═══ Supplied data

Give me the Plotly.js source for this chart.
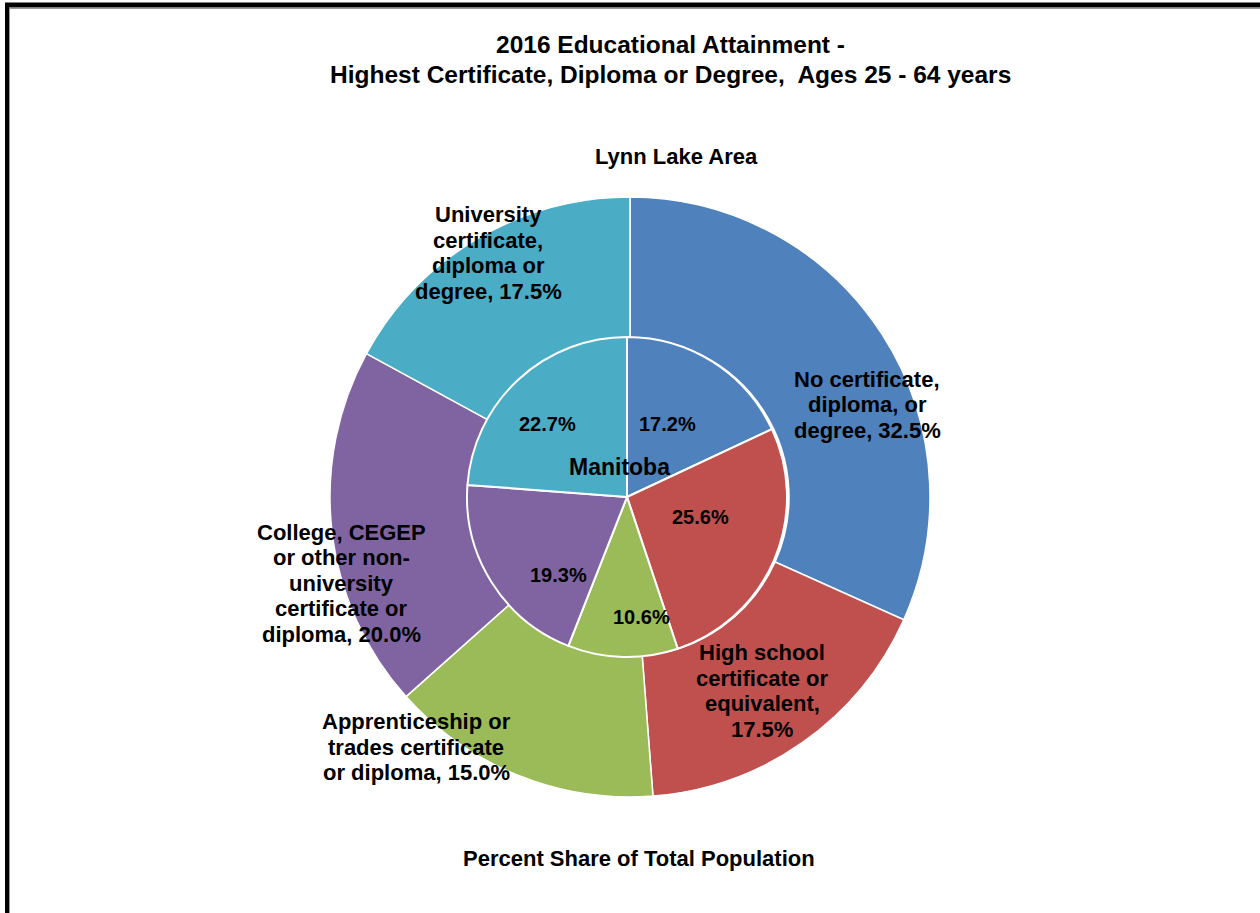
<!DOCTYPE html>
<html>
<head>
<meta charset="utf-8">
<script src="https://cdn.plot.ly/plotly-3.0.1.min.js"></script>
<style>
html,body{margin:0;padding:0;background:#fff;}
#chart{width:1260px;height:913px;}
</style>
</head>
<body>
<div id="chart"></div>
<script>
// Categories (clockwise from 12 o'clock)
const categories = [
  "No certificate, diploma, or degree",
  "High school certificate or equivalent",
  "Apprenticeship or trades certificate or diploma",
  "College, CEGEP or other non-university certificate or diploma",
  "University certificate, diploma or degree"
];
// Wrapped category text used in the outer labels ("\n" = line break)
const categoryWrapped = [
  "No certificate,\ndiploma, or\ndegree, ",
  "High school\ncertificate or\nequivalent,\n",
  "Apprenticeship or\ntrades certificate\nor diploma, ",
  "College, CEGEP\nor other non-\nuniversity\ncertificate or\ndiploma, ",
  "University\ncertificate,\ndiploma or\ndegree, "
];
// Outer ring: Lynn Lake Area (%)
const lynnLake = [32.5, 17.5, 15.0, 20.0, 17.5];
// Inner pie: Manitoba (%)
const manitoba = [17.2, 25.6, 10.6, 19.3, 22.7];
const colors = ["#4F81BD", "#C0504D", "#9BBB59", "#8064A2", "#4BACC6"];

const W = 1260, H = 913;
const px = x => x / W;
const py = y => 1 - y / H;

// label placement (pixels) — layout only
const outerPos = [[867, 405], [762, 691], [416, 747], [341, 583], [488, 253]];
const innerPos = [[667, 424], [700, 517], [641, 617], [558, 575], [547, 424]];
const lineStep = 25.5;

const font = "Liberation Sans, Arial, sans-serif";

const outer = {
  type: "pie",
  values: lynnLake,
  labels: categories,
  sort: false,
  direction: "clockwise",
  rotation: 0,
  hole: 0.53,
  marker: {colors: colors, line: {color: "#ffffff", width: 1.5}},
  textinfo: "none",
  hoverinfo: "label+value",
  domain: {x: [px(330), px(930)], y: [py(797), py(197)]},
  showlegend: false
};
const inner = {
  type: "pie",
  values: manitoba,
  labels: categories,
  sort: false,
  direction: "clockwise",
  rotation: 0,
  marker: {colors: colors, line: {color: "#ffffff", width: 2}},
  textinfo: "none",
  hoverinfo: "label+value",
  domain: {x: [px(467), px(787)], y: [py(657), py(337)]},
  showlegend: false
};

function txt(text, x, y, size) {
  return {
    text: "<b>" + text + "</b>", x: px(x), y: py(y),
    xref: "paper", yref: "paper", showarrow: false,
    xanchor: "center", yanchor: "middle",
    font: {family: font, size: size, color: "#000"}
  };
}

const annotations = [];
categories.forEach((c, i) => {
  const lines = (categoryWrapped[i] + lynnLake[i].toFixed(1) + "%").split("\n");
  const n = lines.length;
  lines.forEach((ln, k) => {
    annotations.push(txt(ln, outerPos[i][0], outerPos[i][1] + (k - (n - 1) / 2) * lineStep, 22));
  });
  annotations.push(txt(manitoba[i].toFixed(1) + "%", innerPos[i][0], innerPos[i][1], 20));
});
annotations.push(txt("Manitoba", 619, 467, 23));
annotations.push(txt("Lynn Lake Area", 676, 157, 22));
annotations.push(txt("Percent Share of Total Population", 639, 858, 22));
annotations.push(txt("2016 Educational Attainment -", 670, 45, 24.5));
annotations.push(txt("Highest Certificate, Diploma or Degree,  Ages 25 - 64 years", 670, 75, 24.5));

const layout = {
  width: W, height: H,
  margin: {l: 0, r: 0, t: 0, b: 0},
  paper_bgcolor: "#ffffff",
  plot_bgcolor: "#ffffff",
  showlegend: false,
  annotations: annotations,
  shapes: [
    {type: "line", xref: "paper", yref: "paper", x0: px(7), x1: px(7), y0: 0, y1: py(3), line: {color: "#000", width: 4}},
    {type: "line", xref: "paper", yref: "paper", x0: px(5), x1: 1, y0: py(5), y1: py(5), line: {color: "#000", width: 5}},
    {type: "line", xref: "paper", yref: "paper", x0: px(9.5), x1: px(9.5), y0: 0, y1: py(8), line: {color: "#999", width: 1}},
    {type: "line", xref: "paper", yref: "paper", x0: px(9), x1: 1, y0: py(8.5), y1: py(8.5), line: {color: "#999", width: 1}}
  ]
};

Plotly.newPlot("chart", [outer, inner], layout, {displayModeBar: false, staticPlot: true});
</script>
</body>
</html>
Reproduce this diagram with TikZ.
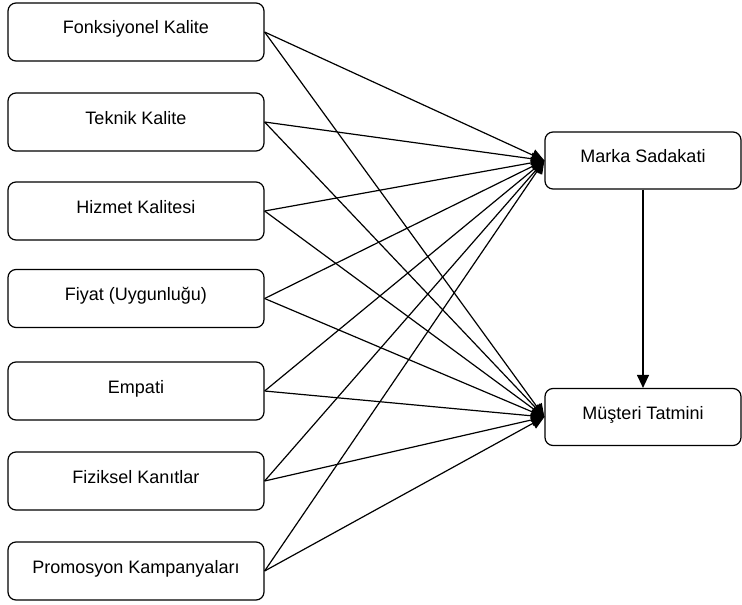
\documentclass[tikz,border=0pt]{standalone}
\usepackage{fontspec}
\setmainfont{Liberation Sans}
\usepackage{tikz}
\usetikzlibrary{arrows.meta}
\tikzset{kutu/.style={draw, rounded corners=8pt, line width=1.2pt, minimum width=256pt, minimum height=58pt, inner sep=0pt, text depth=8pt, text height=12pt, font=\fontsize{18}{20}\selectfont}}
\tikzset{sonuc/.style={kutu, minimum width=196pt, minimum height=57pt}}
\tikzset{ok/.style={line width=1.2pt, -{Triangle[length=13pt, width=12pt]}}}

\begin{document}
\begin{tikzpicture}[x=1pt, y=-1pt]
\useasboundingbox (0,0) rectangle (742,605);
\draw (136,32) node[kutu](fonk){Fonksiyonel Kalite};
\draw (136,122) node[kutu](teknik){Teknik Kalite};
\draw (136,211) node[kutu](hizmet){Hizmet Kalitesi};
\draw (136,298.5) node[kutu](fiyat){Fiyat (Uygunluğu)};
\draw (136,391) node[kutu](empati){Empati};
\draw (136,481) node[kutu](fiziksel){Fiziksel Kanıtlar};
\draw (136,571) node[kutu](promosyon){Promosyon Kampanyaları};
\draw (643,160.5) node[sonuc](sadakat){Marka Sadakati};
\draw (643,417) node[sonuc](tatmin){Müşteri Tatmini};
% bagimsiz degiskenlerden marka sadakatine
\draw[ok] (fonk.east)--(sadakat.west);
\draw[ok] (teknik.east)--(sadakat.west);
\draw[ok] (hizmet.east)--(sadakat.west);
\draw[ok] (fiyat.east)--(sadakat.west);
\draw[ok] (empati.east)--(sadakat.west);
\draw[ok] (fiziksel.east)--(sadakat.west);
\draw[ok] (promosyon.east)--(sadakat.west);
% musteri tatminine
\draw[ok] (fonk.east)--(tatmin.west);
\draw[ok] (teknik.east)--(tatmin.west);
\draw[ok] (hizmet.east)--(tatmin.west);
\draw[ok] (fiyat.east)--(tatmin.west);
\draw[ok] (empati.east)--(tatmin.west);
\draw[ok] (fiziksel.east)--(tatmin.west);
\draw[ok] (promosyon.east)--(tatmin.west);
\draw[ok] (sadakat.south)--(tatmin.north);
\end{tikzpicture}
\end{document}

══════

Reproduce each line word for word and drop the pictures.

Give me the Plotly.js source for this chart.
<!DOCTYPE html>
<html>
<head>
<meta charset="utf-8">
<script src="https://cdn.plot.ly/plotly-3.0.1.min.js"></script>
<style>
html,body{margin:0;padding:0;background:#fff;}
#chart{width:1260px;height:913px;}
</style>
</head>
<body>
<div id="chart"></div>
<script>
// Categories (clockwise from 12 o'clock)
const categories = [
  "No certificate, diploma, or degree",
  "High school certificate or equivalent",
  "Apprenticeship or trades certificate or diploma",
  "College, CEGEP or other non-university certificate or diploma",
  "University certificate, diploma or degree"
];
// Wrapped category text used in the outer labels ("\n" = line break)
const categoryWrapped = [
  "No certificate,\ndiploma, or\ndegree, ",
  "High school\ncertificate or\nequivalent,\n",
  "Apprenticeship or\ntrades certificate\nor diploma, ",
  "College, CEGEP\nor other non-\nuniversity\ncertificate or\ndiploma, ",
  "University\ncertificate,\ndiploma or\ndegree, "
];
// Outer ring: Lynn Lake Area (%)
const lynnLake = [32.5, 17.5, 15.0, 20.0, 17.5];
// Inner pie: Manitoba (%)
const manitoba = [17.2, 25.6, 10.6, 19.3, 22.7];
const colors = ["#4F81BD", "#C0504D", "#9BBB59", "#8064A2", "#4BACC6"];

const W = 1260, H = 913;
const px = x => x / W;
const py = y => 1 - y / H;

// label placement (pixels) — layout only
const outerPos = [[867, 405], [762, 691], [416, 747], [341, 583], [488, 253]];
const innerPos = [[667, 424], [700, 517], [641, 617], [558, 575], [547, 424]];
const lineStep = 25.5;

const font = "Liberation Sans, Arial, sans-serif";

const outer = {
  type: "pie",
  values: lynnLake,
  labels: categories,
  sort: false,
  direction: "clockwise",
  rotation: 0,
  hole: 0.53,
  marker: {colors: colors, line: {color: "#ffffff", width: 1.5}},
  textinfo: "none",
  hoverinfo: "label+value",
  domain: {x: [px(330), px(930)], y: [py(797), py(197)]},
  showlegend: false
};
const inner = {
  type: "pie",
  values: manitoba,
  labels: categories,
  sort: false,
  direction: "clockwise",
  rotation: 0,
  marker: {colors: colors, line: {color: "#ffffff", width: 2}},
  textinfo: "none",
  hoverinfo: "label+value",
  domain: {x: [px(467), px(787)], y: [py(657), py(337)]},
  showlegend: false
};

function txt(text, x, y, size) {
  return {
    text: "<b>" + text + "</b>", x: px(x), y: py(y),
    xref: "paper", yref: "paper", showarrow: false,
    xanchor: "center", yanchor: "middle",
    font: {family: font, size: size, color: "#000"}
  };
}

const annotations = [];
categories.forEach((c, i) => {
  const lines = (categoryWrapped[i] + lynnLake[i].toFixed(1) + "%").split("\n");
  const n = lines.length;
  lines.forEach((ln, k) => {
    annotations.push(txt(ln, outerPos[i][0], outerPos[i][1] + (k - (n - 1) / 2) * lineStep, 22));
  });
  annotations.push(txt(manitoba[i].toFixed(1) + "%", innerPos[i][0], innerPos[i][1], 20));
});
annotations.push(txt("Manitoba", 619, 467, 23));
annotations.push(txt("Lynn Lake Area", 676, 157, 22));
annotations.push(txt("Percent Share of Total Population", 639, 858, 22));
annotations.push(txt("2016 Educational Attainment -", 670, 45, 24.5));
annotations.push(txt("Highest Certificate, Diploma or Degree,  Ages 25 - 64 years", 670, 75, 24.5));

const layout = {
  width: W, height: H,
  margin: {l: 0, r: 0, t: 0, b: 0},
  paper_bgcolor: "#ffffff",
  plot_bgcolor: "#ffffff",
  showlegend: false,
  annotations: annotations,
  shapes: [
    {type: "line", xref: "paper", yref: "paper", x0: px(7), x1: px(7), y0: 0, y1: py(3), line: {color: "#000", width: 4}},
    {type: "line", xref: "paper", yref: "paper", x0: px(5), x1: 1, y0: py(5), y1: py(5), line: {color: "#000", width: 5}},
    {type: "line", xref: "paper", yref: "paper", x0: px(9.5), x1: px(9.5), y0: 0, y1: py(8), line: {color: "#999", width: 1}},
    {type: "line", xref: "paper", yref: "paper", x0: px(9), x1: 1, y0: py(8.5), y1: py(8.5), line: {color: "#999", width: 1}}
  ]
};

Plotly.newPlot("chart", [outer, inner], layout, {displayModeBar: false, staticPlot: true});
</script>
</body>
</html>
Reproduce this diagram with TikZ.
\documentclass[tikz,border=0pt]{standalone}
\usepackage{fontspec}
\setmainfont{Liberation Sans}
\usepackage{tikz}
\usetikzlibrary{arrows.meta}
\tikzset{kutu/.style={draw, rounded corners=8pt, line width=1.2pt, minimum width=256pt, minimum height=58pt, inner sep=0pt, text depth=8pt, text height=12pt, font=\fontsize{18}{20}\selectfont}}
\tikzset{sonuc/.style={kutu, minimum width=196pt, minimum height=57pt}}
\tikzset{ok/.style={line width=1.2pt, -{Triangle[length=13pt, width=12pt]}}}

\begin{document}
\begin{tikzpicture}[x=1pt, y=-1pt]
\useasboundingbox (0,0) rectangle (742,605);
\draw (136,32) node[kutu](fonk){Fonksiyonel Kalite};
\draw (136,122) node[kutu](teknik){Teknik Kalite};
\draw (136,211) node[kutu](hizmet){Hizmet Kalitesi};
\draw (136,298.5) node[kutu](fiyat){Fiyat (Uygunluğu)};
\draw (136,391) node[kutu](empati){Empati};
\draw (136,481) node[kutu](fiziksel){Fiziksel Kanıtlar};
\draw (136,571) node[kutu](promosyon){Promosyon Kampanyaları};
\draw (643,160.5) node[sonuc](sadakat){Marka Sadakati};
\draw (643,417) node[sonuc](tatmin){Müşteri Tatmini};
% bagimsiz degiskenlerden marka sadakatine
\draw[ok] (fonk.east)--(sadakat.west);
\draw[ok] (teknik.east)--(sadakat.west);
\draw[ok] (hizmet.east)--(sadakat.west);
\draw[ok] (fiyat.east)--(sadakat.west);
\draw[ok] (empati.east)--(sadakat.west);
\draw[ok] (fiziksel.east)--(sadakat.west);
\draw[ok] (promosyon.east)--(sadakat.west);
% musteri tatminine
\draw[ok] (fonk.east)--(tatmin.west);
\draw[ok] (teknik.east)--(tatmin.west);
\draw[ok] (hizmet.east)--(tatmin.west);
\draw[ok] (fiyat.east)--(tatmin.west);
\draw[ok] (empati.east)--(tatmin.west);
\draw[ok] (fiziksel.east)--(tatmin.west);
\draw[ok] (promosyon.east)--(tatmin.west);
\draw[ok] (sadakat.south)--(tatmin.north);
\end{tikzpicture}
\end{document}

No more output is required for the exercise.